_REQUIREMENT_
From the listing below, pull out all lines with "this" in them.

_DATASET ENTRIES_
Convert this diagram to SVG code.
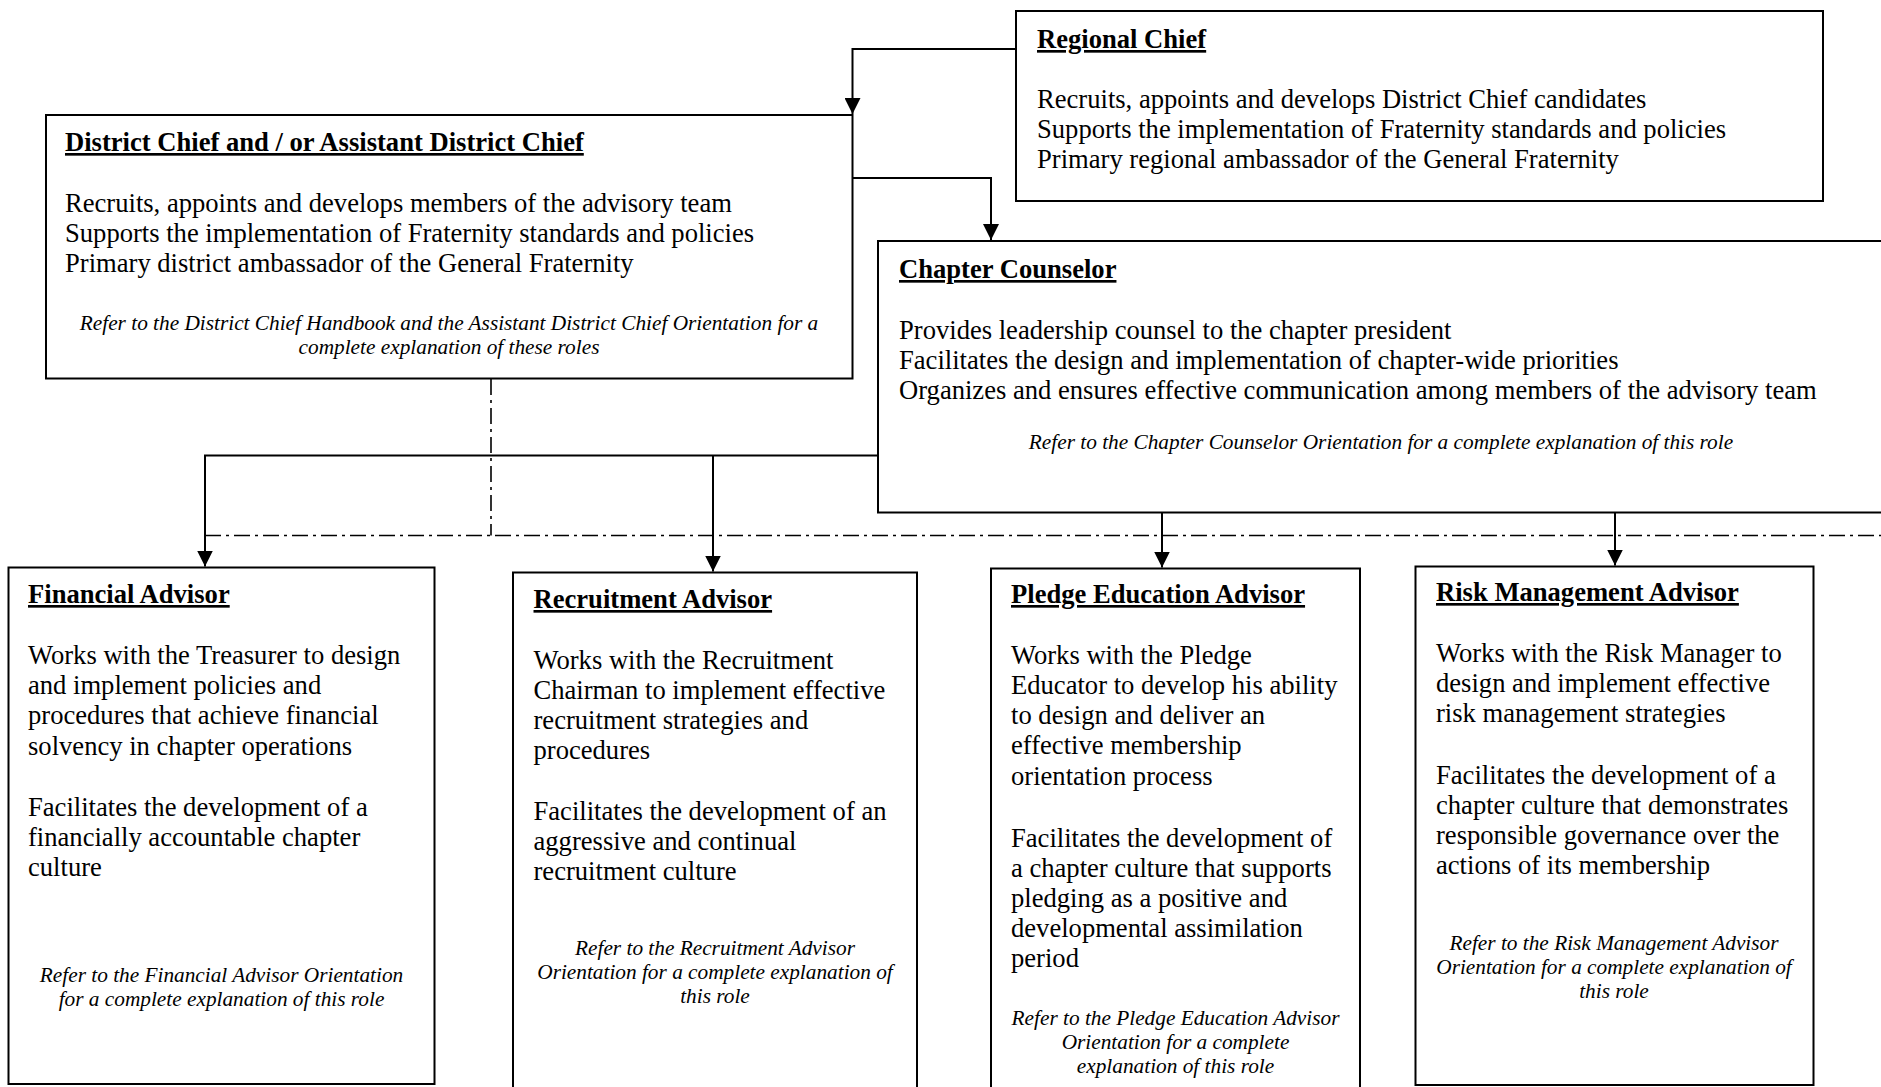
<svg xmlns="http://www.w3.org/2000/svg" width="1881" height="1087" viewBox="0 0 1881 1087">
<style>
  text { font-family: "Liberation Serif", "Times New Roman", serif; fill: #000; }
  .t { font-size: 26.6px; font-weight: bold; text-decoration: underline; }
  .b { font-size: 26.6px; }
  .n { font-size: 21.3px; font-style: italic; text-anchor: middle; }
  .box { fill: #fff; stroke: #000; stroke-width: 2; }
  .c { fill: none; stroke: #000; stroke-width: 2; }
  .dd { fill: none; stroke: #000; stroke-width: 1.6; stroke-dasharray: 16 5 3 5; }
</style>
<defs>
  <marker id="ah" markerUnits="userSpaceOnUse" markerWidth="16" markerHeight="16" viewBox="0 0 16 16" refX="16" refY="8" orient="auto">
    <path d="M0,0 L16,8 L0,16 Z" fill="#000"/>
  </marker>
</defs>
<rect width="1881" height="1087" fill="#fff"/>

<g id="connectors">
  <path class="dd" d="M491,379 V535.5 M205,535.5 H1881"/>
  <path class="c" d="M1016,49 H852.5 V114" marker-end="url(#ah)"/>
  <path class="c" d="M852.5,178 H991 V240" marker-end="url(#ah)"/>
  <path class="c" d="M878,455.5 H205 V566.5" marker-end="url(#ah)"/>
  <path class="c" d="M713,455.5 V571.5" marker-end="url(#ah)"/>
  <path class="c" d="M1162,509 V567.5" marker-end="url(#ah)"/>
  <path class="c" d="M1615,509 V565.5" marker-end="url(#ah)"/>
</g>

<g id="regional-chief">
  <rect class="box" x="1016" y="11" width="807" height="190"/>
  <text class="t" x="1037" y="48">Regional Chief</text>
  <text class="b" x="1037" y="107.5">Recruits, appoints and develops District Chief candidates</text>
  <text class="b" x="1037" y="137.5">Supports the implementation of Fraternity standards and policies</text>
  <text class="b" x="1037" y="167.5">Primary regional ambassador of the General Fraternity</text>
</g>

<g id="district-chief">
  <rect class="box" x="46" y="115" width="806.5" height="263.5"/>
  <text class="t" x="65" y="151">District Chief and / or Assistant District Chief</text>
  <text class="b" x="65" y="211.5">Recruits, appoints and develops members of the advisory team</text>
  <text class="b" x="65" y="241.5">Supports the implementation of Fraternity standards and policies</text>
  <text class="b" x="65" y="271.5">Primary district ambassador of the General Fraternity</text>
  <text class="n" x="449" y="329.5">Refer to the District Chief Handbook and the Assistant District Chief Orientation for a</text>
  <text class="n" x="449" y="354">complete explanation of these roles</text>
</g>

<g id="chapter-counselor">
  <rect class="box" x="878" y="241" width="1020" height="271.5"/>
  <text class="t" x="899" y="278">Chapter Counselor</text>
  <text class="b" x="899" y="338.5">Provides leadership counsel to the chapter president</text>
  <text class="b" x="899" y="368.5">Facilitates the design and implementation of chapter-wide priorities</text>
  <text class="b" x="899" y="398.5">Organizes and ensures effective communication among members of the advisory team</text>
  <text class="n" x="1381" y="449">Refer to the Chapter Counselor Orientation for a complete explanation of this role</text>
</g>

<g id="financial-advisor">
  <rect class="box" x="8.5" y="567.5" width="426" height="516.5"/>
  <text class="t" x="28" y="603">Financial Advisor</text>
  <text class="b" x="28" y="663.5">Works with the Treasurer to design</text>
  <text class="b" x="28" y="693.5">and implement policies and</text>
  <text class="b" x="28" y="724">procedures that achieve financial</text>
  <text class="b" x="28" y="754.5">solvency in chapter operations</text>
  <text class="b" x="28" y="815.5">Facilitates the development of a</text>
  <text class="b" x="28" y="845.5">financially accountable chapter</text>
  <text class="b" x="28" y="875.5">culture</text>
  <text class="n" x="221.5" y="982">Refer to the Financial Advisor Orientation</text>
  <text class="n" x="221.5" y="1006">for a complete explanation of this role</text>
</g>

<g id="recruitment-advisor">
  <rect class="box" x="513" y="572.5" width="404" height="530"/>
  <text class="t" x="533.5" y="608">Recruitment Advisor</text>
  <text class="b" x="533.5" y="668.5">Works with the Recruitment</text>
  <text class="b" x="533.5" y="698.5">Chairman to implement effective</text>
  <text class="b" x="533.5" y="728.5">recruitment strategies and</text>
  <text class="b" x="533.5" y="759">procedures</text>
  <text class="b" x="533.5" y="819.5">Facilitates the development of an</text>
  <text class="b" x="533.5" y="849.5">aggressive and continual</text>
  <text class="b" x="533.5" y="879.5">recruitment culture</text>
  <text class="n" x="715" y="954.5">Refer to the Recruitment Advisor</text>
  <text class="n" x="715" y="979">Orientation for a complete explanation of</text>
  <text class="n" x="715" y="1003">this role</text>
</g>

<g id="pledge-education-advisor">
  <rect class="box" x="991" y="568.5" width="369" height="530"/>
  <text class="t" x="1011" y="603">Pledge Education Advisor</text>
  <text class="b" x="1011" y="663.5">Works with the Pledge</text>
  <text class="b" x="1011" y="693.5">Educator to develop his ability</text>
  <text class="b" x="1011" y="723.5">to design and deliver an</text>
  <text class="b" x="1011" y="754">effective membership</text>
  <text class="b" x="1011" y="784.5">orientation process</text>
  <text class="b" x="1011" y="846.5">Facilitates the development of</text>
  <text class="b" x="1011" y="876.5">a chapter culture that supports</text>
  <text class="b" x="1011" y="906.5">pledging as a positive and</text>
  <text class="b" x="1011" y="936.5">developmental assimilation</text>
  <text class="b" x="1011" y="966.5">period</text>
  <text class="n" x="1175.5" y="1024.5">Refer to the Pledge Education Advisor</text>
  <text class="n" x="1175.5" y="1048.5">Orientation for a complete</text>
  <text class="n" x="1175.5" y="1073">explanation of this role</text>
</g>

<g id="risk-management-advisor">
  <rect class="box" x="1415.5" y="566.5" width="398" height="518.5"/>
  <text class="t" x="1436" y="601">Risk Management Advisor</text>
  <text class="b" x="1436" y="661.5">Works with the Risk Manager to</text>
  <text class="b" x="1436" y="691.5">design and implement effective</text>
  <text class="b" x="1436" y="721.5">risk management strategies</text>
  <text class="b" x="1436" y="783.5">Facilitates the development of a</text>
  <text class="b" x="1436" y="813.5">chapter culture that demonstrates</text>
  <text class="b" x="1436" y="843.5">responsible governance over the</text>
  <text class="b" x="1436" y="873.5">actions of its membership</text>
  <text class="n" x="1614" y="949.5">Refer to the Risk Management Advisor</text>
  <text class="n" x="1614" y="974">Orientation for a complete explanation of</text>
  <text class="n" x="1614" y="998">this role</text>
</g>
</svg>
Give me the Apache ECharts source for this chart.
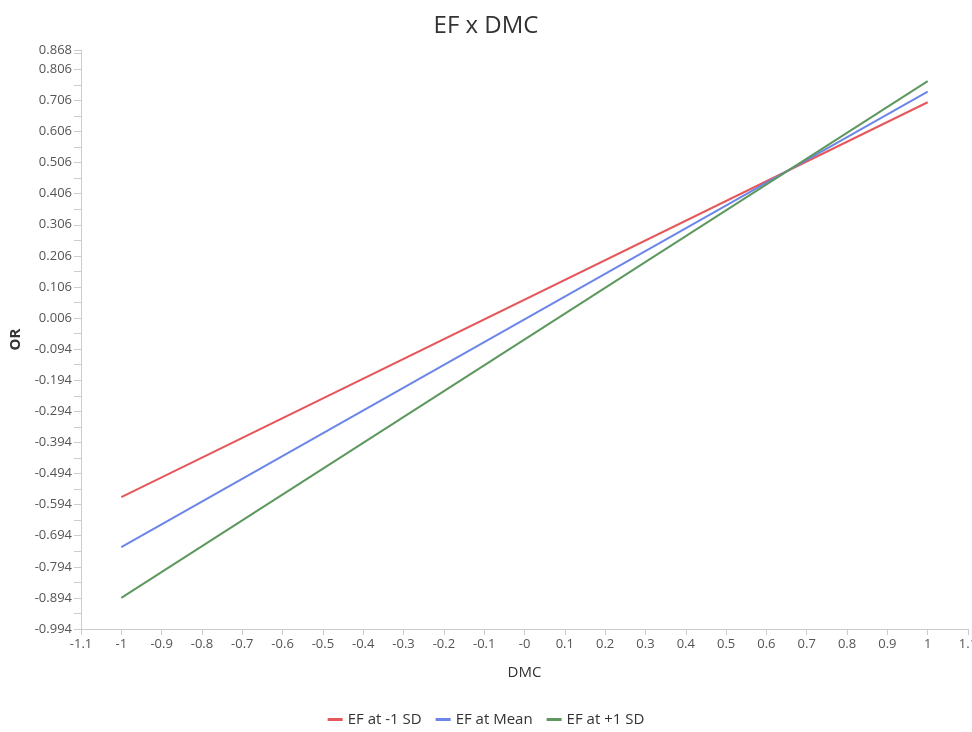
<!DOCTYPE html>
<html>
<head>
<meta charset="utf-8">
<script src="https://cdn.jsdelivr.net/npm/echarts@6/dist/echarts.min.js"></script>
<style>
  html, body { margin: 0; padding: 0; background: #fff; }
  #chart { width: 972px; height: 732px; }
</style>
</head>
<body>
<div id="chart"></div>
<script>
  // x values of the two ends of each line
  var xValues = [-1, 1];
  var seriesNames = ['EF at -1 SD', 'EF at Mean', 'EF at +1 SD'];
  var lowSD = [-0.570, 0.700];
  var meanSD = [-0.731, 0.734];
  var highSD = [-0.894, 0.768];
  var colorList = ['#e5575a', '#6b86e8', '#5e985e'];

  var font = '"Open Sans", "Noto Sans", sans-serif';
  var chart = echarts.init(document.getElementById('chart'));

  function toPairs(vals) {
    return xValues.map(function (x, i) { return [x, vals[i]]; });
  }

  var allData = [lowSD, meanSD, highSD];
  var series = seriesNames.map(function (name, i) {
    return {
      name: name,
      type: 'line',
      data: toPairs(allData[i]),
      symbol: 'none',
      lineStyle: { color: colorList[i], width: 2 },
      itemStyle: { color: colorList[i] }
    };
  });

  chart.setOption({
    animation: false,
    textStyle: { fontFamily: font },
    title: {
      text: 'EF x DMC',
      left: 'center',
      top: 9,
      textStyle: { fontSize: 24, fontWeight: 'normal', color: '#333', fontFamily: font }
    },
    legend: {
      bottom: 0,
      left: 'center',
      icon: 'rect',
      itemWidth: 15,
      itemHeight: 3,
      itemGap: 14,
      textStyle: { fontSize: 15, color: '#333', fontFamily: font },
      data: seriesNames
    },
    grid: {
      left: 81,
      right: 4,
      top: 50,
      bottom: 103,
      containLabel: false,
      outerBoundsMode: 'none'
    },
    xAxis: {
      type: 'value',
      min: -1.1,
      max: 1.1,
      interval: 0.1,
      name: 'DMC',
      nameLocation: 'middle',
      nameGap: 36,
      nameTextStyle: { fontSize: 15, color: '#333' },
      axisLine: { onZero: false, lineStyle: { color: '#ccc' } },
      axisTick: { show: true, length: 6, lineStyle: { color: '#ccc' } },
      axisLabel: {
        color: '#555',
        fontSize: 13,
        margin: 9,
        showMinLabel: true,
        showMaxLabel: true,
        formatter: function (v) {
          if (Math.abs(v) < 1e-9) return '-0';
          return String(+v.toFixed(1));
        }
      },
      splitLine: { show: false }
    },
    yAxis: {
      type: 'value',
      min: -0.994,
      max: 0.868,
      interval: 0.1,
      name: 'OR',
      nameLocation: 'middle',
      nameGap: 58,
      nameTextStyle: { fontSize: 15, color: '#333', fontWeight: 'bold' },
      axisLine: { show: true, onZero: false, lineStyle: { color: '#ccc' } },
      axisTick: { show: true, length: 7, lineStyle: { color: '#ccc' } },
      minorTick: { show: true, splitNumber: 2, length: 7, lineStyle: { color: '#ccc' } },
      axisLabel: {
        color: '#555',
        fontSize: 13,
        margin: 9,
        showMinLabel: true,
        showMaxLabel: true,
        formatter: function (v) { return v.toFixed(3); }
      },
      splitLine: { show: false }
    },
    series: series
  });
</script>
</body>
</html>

_RESPONSE_
Convert this diagram to SVG code.
  <text class="n" x="1381" y="449">Refer to the Chapter Counselor Orientation for a complete explanation of this role</text>
  <text class="n" x="221.5" y="1006">for a complete explanation of this role</text>
  <text class="n" x="715" y="1003">this role</text>
  <text class="n" x="1175.5" y="1073">explanation of this role</text>
  <text class="n" x="1614" y="998">this role</text>
Give me the Apache ECharts source for this chart.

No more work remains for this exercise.